In this case, most of electronic devices including a liquid-crystal display apparatus having a relatively large picture screen larger than a 10-inch-size picture screen, such as a large-sized liquid-crystal display panel type television receiver and a notebook size personal computer, use a cold cathode-ray tube (that is, cold CRT). However, since a high voltage is required to drive the cold cathode-ray tube, in the actual situations, the cold cathode-ray tube is hardly used in portable electronic devices because portable electronic devices tend to regard small power consumption as being important. Also, most of portable electronic devices such as a mobile phone with a small-size screen, a digital still camera, a built-in camera type image pickup apparatus and a PDA (personal digital assistant) uses a white LED (light-emitting diode), which can be driven by a low voltage, from various standpoints such as the size of electronic device products and power consumption.

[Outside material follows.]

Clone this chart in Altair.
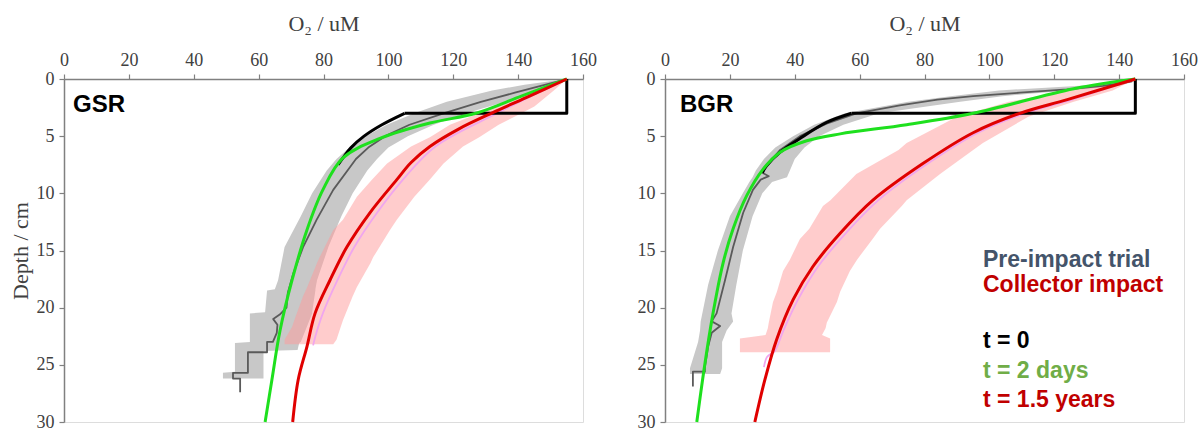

However, while the liquid-crystal display apparatus described in the above-mentioned Cited Patent Reference 1 uses a black-and-white liquid-crystal display panel in which each pixel of the liquid-crystal panel is not provided with a color filter so that such liquid-crystal display apparatus is excellent in responsiveness of liquid-crystal, high-speed responsiveness being made possible, it is necessary to constantly switch the circuits by a switching unit in order to emit lights of red (R), green (G) and blue (B), and hence the related-art liquid-crystal display apparatus is not able to emit lights of red (R), green (G) and blue (B) at the same time. Therefore, because light-emissions of red (R), green (G) and blue (B) should be superimposed upon each other with a time lag, it is not possible to obtain a clear color of each pixel and hence a color reproducing capability of such related-art liquid-crystal display apparatus is not sufficient.

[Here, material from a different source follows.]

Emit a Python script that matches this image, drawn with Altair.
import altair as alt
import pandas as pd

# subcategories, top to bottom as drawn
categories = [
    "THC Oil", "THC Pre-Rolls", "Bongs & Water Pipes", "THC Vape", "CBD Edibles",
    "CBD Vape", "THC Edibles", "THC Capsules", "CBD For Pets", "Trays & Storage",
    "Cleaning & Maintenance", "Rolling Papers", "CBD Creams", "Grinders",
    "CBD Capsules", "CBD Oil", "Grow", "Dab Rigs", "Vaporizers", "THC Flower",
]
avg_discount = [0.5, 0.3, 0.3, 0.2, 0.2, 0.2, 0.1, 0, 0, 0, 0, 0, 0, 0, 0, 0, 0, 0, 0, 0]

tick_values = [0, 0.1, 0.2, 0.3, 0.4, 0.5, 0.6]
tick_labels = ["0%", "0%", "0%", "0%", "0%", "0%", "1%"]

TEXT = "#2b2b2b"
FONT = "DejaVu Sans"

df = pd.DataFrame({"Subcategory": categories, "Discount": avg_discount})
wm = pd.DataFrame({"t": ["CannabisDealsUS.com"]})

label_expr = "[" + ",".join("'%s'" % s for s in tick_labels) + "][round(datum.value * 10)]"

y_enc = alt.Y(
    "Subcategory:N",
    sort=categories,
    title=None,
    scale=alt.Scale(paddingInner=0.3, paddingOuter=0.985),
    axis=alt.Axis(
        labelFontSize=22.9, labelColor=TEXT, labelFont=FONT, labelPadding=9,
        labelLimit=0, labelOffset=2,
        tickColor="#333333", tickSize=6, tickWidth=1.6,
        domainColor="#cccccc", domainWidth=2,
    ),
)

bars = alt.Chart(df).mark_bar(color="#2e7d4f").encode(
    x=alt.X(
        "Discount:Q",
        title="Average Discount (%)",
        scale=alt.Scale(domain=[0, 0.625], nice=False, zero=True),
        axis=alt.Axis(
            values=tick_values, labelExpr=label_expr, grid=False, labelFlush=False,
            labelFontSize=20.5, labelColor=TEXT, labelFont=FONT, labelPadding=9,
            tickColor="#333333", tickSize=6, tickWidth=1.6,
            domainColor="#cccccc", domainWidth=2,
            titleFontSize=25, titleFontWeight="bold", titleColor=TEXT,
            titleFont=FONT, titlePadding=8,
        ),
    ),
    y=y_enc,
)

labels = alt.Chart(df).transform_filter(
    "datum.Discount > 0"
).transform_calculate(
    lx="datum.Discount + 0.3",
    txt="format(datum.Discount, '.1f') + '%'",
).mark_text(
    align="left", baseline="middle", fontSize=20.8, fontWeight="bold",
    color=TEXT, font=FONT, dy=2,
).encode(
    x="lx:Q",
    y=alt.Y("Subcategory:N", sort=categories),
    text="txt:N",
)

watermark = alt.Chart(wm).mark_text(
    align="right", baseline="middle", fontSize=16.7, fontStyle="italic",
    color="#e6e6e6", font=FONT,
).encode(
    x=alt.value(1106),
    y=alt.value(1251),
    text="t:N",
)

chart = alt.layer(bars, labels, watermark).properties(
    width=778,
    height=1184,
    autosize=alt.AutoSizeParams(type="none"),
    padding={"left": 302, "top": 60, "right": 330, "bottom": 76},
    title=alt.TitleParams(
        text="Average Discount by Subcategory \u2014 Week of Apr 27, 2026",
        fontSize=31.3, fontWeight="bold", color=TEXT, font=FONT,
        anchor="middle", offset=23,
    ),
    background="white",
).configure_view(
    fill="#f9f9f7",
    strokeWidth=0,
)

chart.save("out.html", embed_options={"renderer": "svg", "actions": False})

Also, in the liquid-crystal display apparatus described in the above-mentioned Cited Patent Reference 2, since three colors of the backlight light source which emits lights of three primary colors should be emitted sequentially, many colors are expressed at one pixel by changing transmittance of each color in one pixel in response to a pixel signal and one dot of color display is displayed by one pixel a clear color may not be obtained at each pixel and a color reproducing capability is not sufficient similarly as described above.
The problems that the present invention intends to solve are such ones in which the related-art liquid-crystal display apparatus should superimpose the light-emissions of red (R), green (G) and blue (B) upon each other with a time lag so that each pixel may not produce a clear color and that a color reproducing capability is not sufficient.